[Task objective] Your task is to repeat the lines below exactly, excluding any pictures they contain.

[Records]
^^^^^^^^
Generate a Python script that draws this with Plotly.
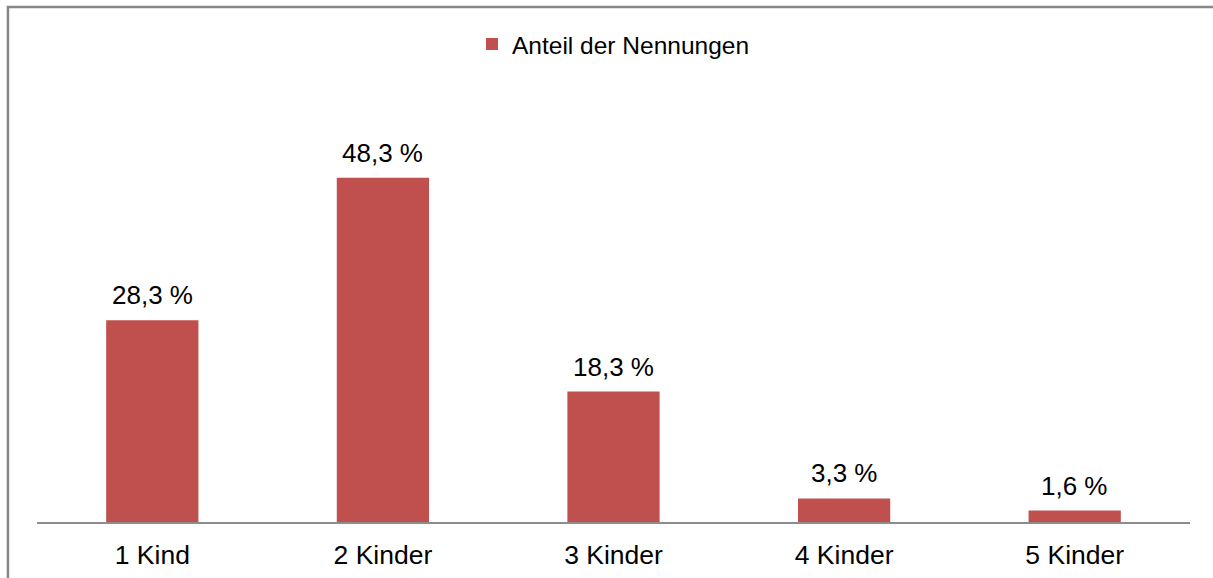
import plotly.graph_objects as go

categories = ["1 Kind", "2 Kinder", "3 Kinder", "4 Kinder", "5 Kinder"]
shares = [28.3, 48.3, 18.3, 3.3, 1.6]
labels = ["28,3 %", "48,3 %", "18,3 %", "3,3 %", "1,6 %"]
series_name = "Anteil der Nennungen"

FONT = "Liberation Sans, Arial, sans-serif"

fig = go.Figure()
fig.add_trace(go.Bar(x=categories, y=shares, name=series_name,
                     marker_color="#C0504D", marker_line_width=0,
                     showlegend=True, hoverinfo="x+y"))

# value labels above the bars
for cat, val, lab in zip(categories, shares, labels):
    fig.add_annotation(x=cat, y=val, text=lab, showarrow=False,
                       yanchor="bottom", yshift=8,
                       font=dict(family=FONT, size=26, color="#000000"))

# outer frame (only top and left edges are visible in the picture)
fig.add_shape(type="rect", xref="paper", yref="paper",
              x0=-0.0252, x1=1.03, y0=-0.2, y1=1.314,
              line=dict(color="#888888", width=2.5))

fig.update_layout(
    width=1213, height=578,
    margin=dict(l=37, r=23, t=130, b=56),
    paper_bgcolor="white", plot_bgcolor="white",
    font=dict(family=FONT, size=25, color="#000000"),
    bargap=0.6,
    legend=dict(orientation="h", x=0.5, xanchor="center",
                y=1.219, yanchor="middle",
                font=dict(family=FONT, size=24.5, color="#000000"),
                itemwidth=30, bgcolor="rgba(0,0,0,0)"),
    xaxis=dict(showline=True, linecolor="#8c8c8c", linewidth=1.5,
               ticks="", showgrid=False, zeroline=False,
               automargin=False, ticklabelstandoff=8,
               tickfont=dict(family=FONT, size=26.5, color="#000000")),
    yaxis=dict(range=[0, 55], visible=False, showgrid=False,
               zeroline=False, automargin=False),
)

# drop the default page margin so the figure sits at (0, 0)
fig.write_html("out.html", config={"displayModeBar": False},
               post_script="document.body.style.margin='0';"
                           "document.body.style.overflow='hidden';")
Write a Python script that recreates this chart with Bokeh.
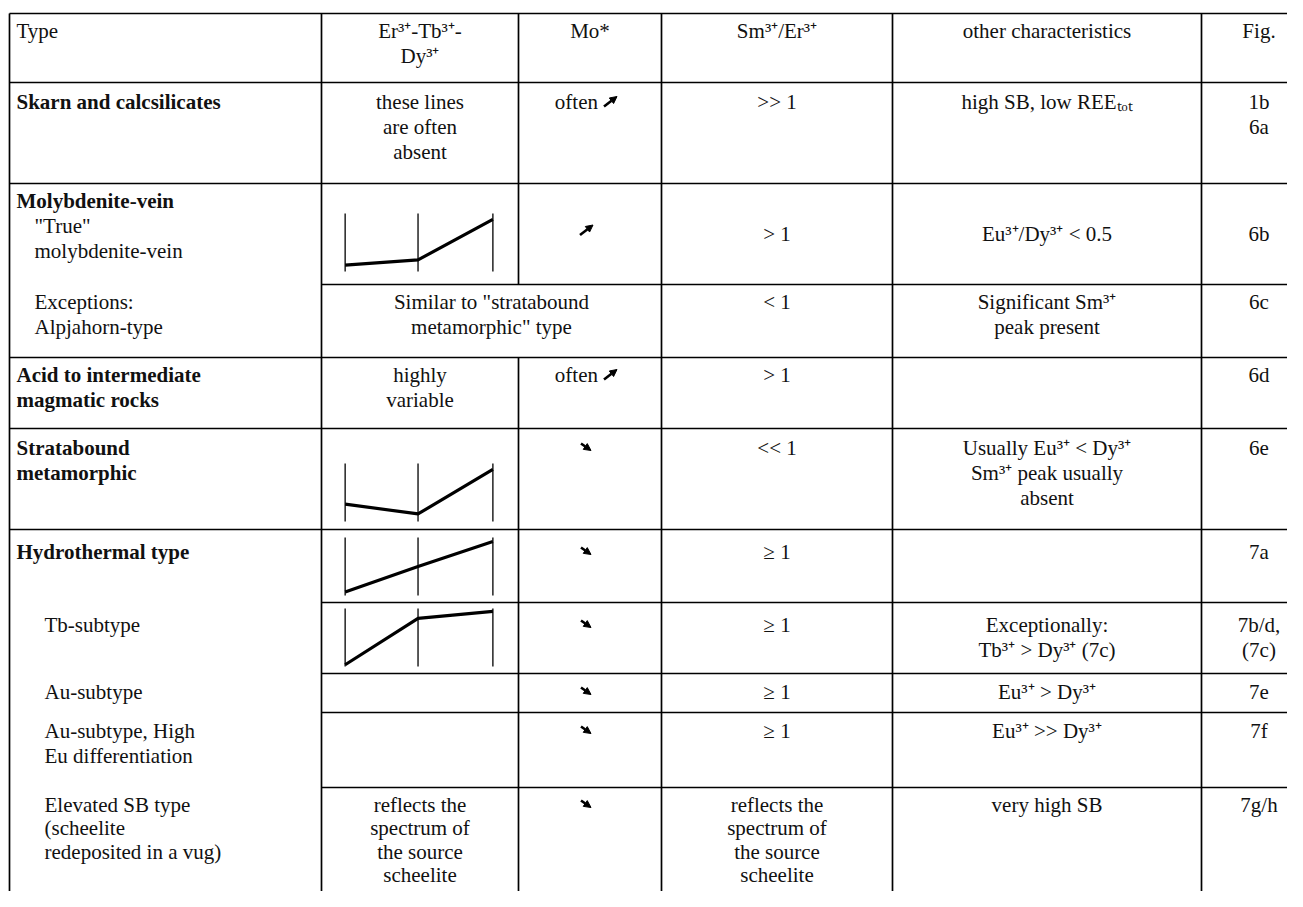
^^^^^^^^
[In response]
Generate a Python script that draws this with Plotly.
import plotly.graph_objects as go

categories = ["1 Kind", "2 Kinder", "3 Kinder", "4 Kinder", "5 Kinder"]
shares = [28.3, 48.3, 18.3, 3.3, 1.6]
labels = ["28,3 %", "48,3 %", "18,3 %", "3,3 %", "1,6 %"]
series_name = "Anteil der Nennungen"

FONT = "Liberation Sans, Arial, sans-serif"

fig = go.Figure()
fig.add_trace(go.Bar(x=categories, y=shares, name=series_name,
                     marker_color="#C0504D", marker_line_width=0,
                     showlegend=True, hoverinfo="x+y"))

# value labels above the bars
for cat, val, lab in zip(categories, shares, labels):
    fig.add_annotation(x=cat, y=val, text=lab, showarrow=False,
                       yanchor="bottom", yshift=8,
                       font=dict(family=FONT, size=26, color="#000000"))

# outer frame (only top and left edges are visible in the picture)
fig.add_shape(type="rect", xref="paper", yref="paper",
              x0=-0.0252, x1=1.03, y0=-0.2, y1=1.314,
              line=dict(color="#888888", width=2.5))

fig.update_layout(
    width=1213, height=578,
    margin=dict(l=37, r=23, t=130, b=56),
    paper_bgcolor="white", plot_bgcolor="white",
    font=dict(family=FONT, size=25, color="#000000"),
    bargap=0.6,
    legend=dict(orientation="h", x=0.5, xanchor="center",
                y=1.219, yanchor="middle",
                font=dict(family=FONT, size=24.5, color="#000000"),
                itemwidth=30, bgcolor="rgba(0,0,0,0)"),
    xaxis=dict(showline=True, linecolor="#8c8c8c", linewidth=1.5,
               ticks="", showgrid=False, zeroline=False,
               automargin=False, ticklabelstandoff=8,
               tickfont=dict(family=FONT, size=26.5, color="#000000")),
    yaxis=dict(range=[0, 55], visible=False, showgrid=False,
               zeroline=False, automargin=False),
)

# drop the default page margin so the figure sits at (0, 0)
fig.write_html("out.html", config={"displayModeBar": False},
               post_script="document.body.style.margin='0';"
                           "document.body.style.overflow='hidden';")
Write a Python script that recreates this chart with Bokeh.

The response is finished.